═══ Information shown ═══

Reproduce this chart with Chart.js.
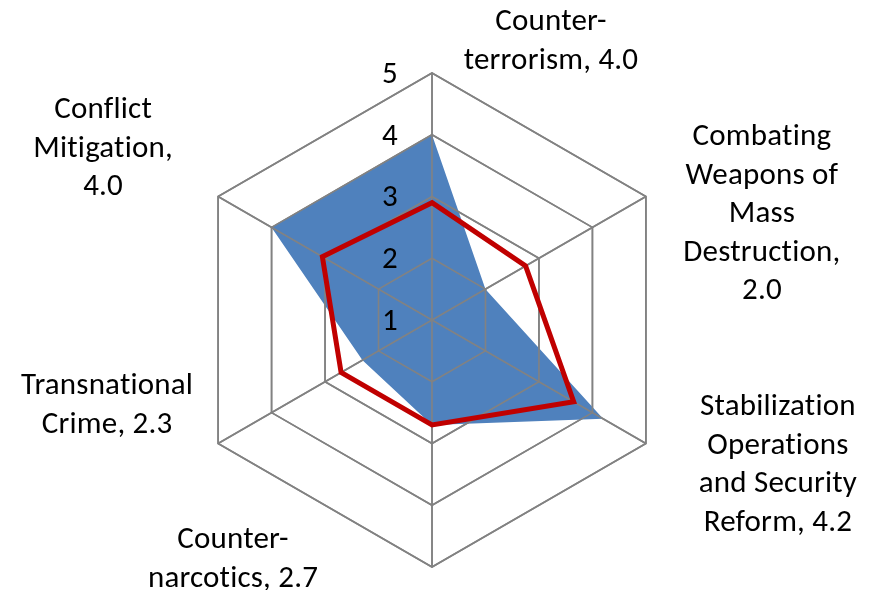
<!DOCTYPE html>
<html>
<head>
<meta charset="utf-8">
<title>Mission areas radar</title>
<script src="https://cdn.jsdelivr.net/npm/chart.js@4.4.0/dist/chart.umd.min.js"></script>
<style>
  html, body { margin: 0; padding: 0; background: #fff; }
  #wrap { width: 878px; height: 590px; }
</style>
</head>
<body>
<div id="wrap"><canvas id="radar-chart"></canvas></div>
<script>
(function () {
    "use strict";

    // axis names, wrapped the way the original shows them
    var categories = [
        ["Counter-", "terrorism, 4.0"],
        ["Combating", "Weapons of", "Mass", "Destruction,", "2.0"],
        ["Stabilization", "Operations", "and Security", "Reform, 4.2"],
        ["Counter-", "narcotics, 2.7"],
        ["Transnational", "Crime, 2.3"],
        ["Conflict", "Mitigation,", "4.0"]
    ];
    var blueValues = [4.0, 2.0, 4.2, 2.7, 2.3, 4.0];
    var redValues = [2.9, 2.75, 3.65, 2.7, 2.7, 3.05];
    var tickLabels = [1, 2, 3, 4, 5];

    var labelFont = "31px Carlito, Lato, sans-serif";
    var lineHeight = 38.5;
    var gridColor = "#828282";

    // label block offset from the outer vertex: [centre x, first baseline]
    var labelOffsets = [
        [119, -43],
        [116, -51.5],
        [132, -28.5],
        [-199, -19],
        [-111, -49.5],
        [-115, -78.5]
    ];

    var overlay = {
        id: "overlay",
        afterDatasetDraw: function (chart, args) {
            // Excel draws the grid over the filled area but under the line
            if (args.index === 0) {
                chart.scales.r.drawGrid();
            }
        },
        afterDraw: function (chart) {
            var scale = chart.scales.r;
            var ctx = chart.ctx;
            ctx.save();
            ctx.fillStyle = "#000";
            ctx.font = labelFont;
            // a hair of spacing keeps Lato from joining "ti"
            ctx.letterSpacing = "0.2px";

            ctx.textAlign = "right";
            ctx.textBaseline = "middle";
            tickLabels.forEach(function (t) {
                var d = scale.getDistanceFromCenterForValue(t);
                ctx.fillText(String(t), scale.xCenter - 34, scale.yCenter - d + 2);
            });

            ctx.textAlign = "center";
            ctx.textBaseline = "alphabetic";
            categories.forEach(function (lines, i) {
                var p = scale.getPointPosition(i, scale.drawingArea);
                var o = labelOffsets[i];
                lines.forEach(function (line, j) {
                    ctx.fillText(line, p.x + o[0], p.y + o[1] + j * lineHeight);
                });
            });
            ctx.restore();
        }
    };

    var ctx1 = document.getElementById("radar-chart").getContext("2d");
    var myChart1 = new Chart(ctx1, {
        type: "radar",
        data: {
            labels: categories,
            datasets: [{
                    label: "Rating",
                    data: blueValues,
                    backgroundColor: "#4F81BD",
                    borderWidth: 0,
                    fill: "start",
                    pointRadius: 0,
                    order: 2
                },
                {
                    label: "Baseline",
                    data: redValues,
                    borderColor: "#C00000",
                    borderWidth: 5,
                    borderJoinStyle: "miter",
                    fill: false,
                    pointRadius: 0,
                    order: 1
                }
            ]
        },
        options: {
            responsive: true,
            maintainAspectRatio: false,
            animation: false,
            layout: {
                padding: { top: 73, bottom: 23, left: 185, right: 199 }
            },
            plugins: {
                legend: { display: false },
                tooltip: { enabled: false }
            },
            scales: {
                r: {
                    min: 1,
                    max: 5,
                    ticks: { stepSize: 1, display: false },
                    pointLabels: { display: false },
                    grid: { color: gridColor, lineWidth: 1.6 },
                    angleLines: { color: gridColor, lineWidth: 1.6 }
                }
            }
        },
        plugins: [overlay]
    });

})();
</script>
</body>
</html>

═══

Every line of the data should be copied as it stands, without the images.

Reproduce this chart with Chart.js.
<!DOCTYPE html>
<html>
<head>
<meta charset="utf-8">
<title>Mission areas radar</title>
<script src="https://cdn.jsdelivr.net/npm/chart.js@4.4.0/dist/chart.umd.min.js"></script>
<style>
  html, body { margin: 0; padding: 0; background: #fff; }
  #wrap { width: 878px; height: 590px; }
</style>
</head>
<body>
<div id="wrap"><canvas id="radar-chart"></canvas></div>
<script>
(function () {
    "use strict";

    // axis names, wrapped the way the original shows them
    var categories = [
        ["Counter-", "terrorism, 4.0"],
        ["Combating", "Weapons of", "Mass", "Destruction,", "2.0"],
        ["Stabilization", "Operations", "and Security", "Reform, 4.2"],
        ["Counter-", "narcotics, 2.7"],
        ["Transnational", "Crime, 2.3"],
        ["Conflict", "Mitigation,", "4.0"]
    ];
    var blueValues = [4.0, 2.0, 4.2, 2.7, 2.3, 4.0];
    var redValues = [2.9, 2.75, 3.65, 2.7, 2.7, 3.05];
    var tickLabels = [1, 2, 3, 4, 5];

    var labelFont = "31px Carlito, Lato, sans-serif";
    var lineHeight = 38.5;
    var gridColor = "#828282";

    // label block offset from the outer vertex: [centre x, first baseline]
    var labelOffsets = [
        [119, -43],
        [116, -51.5],
        [132, -28.5],
        [-199, -19],
        [-111, -49.5],
        [-115, -78.5]
    ];

    var overlay = {
        id: "overlay",
        afterDatasetDraw: function (chart, args) {
            // Excel draws the grid over the filled area but under the line
            if (args.index === 0) {
                chart.scales.r.drawGrid();
            }
        },
        afterDraw: function (chart) {
            var scale = chart.scales.r;
            var ctx = chart.ctx;
            ctx.save();
            ctx.fillStyle = "#000";
            ctx.font = labelFont;
            // a hair of spacing keeps Lato from joining "ti"
            ctx.letterSpacing = "0.2px";

            ctx.textAlign = "right";
            ctx.textBaseline = "middle";
            tickLabels.forEach(function (t) {
                var d = scale.getDistanceFromCenterForValue(t);
                ctx.fillText(String(t), scale.xCenter - 34, scale.yCenter - d + 2);
            });

            ctx.textAlign = "center";
            ctx.textBaseline = "alphabetic";
            categories.forEach(function (lines, i) {
                var p = scale.getPointPosition(i, scale.drawingArea);
                var o = labelOffsets[i];
                lines.forEach(function (line, j) {
                    ctx.fillText(line, p.x + o[0], p.y + o[1] + j * lineHeight);
                });
            });
            ctx.restore();
        }
    };

    var ctx1 = document.getElementById("radar-chart").getContext("2d");
    var myChart1 = new Chart(ctx1, {
        type: "radar",
        data: {
            labels: categories,
            datasets: [{
                    label: "Rating",
                    data: blueValues,
                    backgroundColor: "#4F81BD",
                    borderWidth: 0,
                    fill: "start",
                    pointRadius: 0,
                    order: 2
                },
                {
                    label: "Baseline",
                    data: redValues,
                    borderColor: "#C00000",
                    borderWidth: 5,
                    borderJoinStyle: "miter",
                    fill: false,
                    pointRadius: 0,
                    order: 1
                }
            ]
        },
        options: {
            responsive: true,
            maintainAspectRatio: false,
            animation: false,
            layout: {
                padding: { top: 73, bottom: 23, left: 185, right: 199 }
            },
            plugins: {
                legend: { display: false },
                tooltip: { enabled: false }
            },
            scales: {
                r: {
                    min: 1,
                    max: 5,
                    ticks: { stepSize: 1, display: false },
                    pointLabels: { display: false },
                    grid: { color: gridColor, lineWidth: 1.6 },
                    angleLines: { color: gridColor, lineWidth: 1.6 }
                }
            }
        },
        plugins: [overlay]
    });

})();
</script>
</body>
</html>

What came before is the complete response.